## Dataset section
========

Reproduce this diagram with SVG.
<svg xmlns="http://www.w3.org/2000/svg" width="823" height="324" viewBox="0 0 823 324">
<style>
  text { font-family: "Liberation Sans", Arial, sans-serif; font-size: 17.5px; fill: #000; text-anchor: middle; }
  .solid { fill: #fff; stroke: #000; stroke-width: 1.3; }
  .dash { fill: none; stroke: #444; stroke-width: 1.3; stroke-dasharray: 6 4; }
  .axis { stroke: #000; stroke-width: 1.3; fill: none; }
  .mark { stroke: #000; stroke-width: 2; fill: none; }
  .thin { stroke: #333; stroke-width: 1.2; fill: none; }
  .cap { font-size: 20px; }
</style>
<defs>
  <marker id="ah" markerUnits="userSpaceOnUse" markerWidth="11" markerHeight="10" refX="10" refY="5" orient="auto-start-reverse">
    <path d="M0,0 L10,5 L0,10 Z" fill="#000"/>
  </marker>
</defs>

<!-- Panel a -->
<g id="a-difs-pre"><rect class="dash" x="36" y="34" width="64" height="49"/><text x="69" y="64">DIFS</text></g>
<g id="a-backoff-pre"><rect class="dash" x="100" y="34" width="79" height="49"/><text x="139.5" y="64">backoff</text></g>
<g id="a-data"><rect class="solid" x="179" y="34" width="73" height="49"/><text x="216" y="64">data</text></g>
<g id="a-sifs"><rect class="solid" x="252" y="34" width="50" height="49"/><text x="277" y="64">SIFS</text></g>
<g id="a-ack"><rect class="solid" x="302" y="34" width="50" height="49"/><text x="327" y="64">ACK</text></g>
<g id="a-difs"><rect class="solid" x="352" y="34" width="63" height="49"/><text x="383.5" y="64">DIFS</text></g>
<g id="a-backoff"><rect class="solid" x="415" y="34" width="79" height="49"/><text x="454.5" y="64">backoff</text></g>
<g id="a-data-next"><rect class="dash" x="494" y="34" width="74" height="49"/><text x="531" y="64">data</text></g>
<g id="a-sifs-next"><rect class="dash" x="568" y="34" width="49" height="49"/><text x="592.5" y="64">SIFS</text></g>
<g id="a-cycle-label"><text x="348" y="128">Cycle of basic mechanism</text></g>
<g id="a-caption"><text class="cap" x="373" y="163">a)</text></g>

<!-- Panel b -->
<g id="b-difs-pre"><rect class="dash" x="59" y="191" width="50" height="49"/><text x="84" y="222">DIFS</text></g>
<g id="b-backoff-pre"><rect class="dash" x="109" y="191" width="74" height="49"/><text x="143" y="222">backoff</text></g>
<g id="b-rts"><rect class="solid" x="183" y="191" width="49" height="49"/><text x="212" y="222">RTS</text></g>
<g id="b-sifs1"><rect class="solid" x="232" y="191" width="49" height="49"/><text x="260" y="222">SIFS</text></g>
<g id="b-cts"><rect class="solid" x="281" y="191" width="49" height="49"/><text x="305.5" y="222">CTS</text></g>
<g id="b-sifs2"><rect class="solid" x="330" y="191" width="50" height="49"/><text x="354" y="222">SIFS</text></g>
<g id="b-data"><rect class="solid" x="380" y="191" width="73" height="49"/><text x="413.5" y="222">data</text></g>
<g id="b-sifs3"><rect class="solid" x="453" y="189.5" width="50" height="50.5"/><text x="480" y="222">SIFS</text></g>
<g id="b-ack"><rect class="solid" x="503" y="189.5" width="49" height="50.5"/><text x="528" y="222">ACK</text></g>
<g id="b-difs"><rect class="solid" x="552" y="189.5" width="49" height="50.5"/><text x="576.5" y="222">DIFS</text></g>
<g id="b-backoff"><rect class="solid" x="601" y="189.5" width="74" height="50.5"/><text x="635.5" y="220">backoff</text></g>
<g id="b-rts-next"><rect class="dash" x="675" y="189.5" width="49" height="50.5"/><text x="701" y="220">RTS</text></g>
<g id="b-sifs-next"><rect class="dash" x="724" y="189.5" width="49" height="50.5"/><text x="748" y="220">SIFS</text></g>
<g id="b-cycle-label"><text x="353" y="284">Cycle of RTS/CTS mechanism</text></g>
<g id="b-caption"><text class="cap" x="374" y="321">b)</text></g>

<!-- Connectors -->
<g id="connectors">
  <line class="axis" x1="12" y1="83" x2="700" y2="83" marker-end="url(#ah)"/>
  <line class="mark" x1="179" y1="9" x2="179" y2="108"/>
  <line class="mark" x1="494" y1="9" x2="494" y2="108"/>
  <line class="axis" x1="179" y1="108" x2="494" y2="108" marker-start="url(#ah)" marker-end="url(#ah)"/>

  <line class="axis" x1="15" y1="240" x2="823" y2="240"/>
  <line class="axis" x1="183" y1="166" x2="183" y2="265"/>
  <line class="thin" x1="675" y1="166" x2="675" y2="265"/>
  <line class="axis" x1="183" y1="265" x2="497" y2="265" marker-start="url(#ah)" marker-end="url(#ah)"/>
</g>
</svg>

========

## Exercise goal
From the first line to the last, please quote the material above exactly.

## Task result
Reproduce this diagram with SVG.
<svg xmlns="http://www.w3.org/2000/svg" width="823" height="324" viewBox="0 0 823 324">
<style>
  text { font-family: "Liberation Sans", Arial, sans-serif; font-size: 17.5px; fill: #000; text-anchor: middle; }
  .solid { fill: #fff; stroke: #000; stroke-width: 1.3; }
  .dash { fill: none; stroke: #444; stroke-width: 1.3; stroke-dasharray: 6 4; }
  .axis { stroke: #000; stroke-width: 1.3; fill: none; }
  .mark { stroke: #000; stroke-width: 2; fill: none; }
  .thin { stroke: #333; stroke-width: 1.2; fill: none; }
  .cap { font-size: 20px; }
</style>
<defs>
  <marker id="ah" markerUnits="userSpaceOnUse" markerWidth="11" markerHeight="10" refX="10" refY="5" orient="auto-start-reverse">
    <path d="M0,0 L10,5 L0,10 Z" fill="#000"/>
  </marker>
</defs>

<!-- Panel a -->
<g id="a-difs-pre"><rect class="dash" x="36" y="34" width="64" height="49"/><text x="69" y="64">DIFS</text></g>
<g id="a-backoff-pre"><rect class="dash" x="100" y="34" width="79" height="49"/><text x="139.5" y="64">backoff</text></g>
<g id="a-data"><rect class="solid" x="179" y="34" width="73" height="49"/><text x="216" y="64">data</text></g>
<g id="a-sifs"><rect class="solid" x="252" y="34" width="50" height="49"/><text x="277" y="64">SIFS</text></g>
<g id="a-ack"><rect class="solid" x="302" y="34" width="50" height="49"/><text x="327" y="64">ACK</text></g>
<g id="a-difs"><rect class="solid" x="352" y="34" width="63" height="49"/><text x="383.5" y="64">DIFS</text></g>
<g id="a-backoff"><rect class="solid" x="415" y="34" width="79" height="49"/><text x="454.5" y="64">backoff</text></g>
<g id="a-data-next"><rect class="dash" x="494" y="34" width="74" height="49"/><text x="531" y="64">data</text></g>
<g id="a-sifs-next"><rect class="dash" x="568" y="34" width="49" height="49"/><text x="592.5" y="64">SIFS</text></g>
<g id="a-cycle-label"><text x="348" y="128">Cycle of basic mechanism</text></g>
<g id="a-caption"><text class="cap" x="373" y="163">a)</text></g>

<!-- Panel b -->
<g id="b-difs-pre"><rect class="dash" x="59" y="191" width="50" height="49"/><text x="84" y="222">DIFS</text></g>
<g id="b-backoff-pre"><rect class="dash" x="109" y="191" width="74" height="49"/><text x="143" y="222">backoff</text></g>
<g id="b-rts"><rect class="solid" x="183" y="191" width="49" height="49"/><text x="212" y="222">RTS</text></g>
<g id="b-sifs1"><rect class="solid" x="232" y="191" width="49" height="49"/><text x="260" y="222">SIFS</text></g>
<g id="b-cts"><rect class="solid" x="281" y="191" width="49" height="49"/><text x="305.5" y="222">CTS</text></g>
<g id="b-sifs2"><rect class="solid" x="330" y="191" width="50" height="49"/><text x="354" y="222">SIFS</text></g>
<g id="b-data"><rect class="solid" x="380" y="191" width="73" height="49"/><text x="413.5" y="222">data</text></g>
<g id="b-sifs3"><rect class="solid" x="453" y="189.5" width="50" height="50.5"/><text x="480" y="222">SIFS</text></g>
<g id="b-ack"><rect class="solid" x="503" y="189.5" width="49" height="50.5"/><text x="528" y="222">ACK</text></g>
<g id="b-difs"><rect class="solid" x="552" y="189.5" width="49" height="50.5"/><text x="576.5" y="222">DIFS</text></g>
<g id="b-backoff"><rect class="solid" x="601" y="189.5" width="74" height="50.5"/><text x="635.5" y="220">backoff</text></g>
<g id="b-rts-next"><rect class="dash" x="675" y="189.5" width="49" height="50.5"/><text x="701" y="220">RTS</text></g>
<g id="b-sifs-next"><rect class="dash" x="724" y="189.5" width="49" height="50.5"/><text x="748" y="220">SIFS</text></g>
<g id="b-cycle-label"><text x="353" y="284">Cycle of RTS/CTS mechanism</text></g>
<g id="b-caption"><text class="cap" x="374" y="321">b)</text></g>

<!-- Connectors -->
<g id="connectors">
  <line class="axis" x1="12" y1="83" x2="700" y2="83" marker-end="url(#ah)"/>
  <line class="mark" x1="179" y1="9" x2="179" y2="108"/>
  <line class="mark" x1="494" y1="9" x2="494" y2="108"/>
  <line class="axis" x1="179" y1="108" x2="494" y2="108" marker-start="url(#ah)" marker-end="url(#ah)"/>

  <line class="axis" x1="15" y1="240" x2="823" y2="240"/>
  <line class="axis" x1="183" y1="166" x2="183" y2="265"/>
  <line class="thin" x1="675" y1="166" x2="675" y2="265"/>
  <line class="axis" x1="183" y1="265" x2="497" y2="265" marker-start="url(#ah)" marker-end="url(#ah)"/>
</g>
</svg>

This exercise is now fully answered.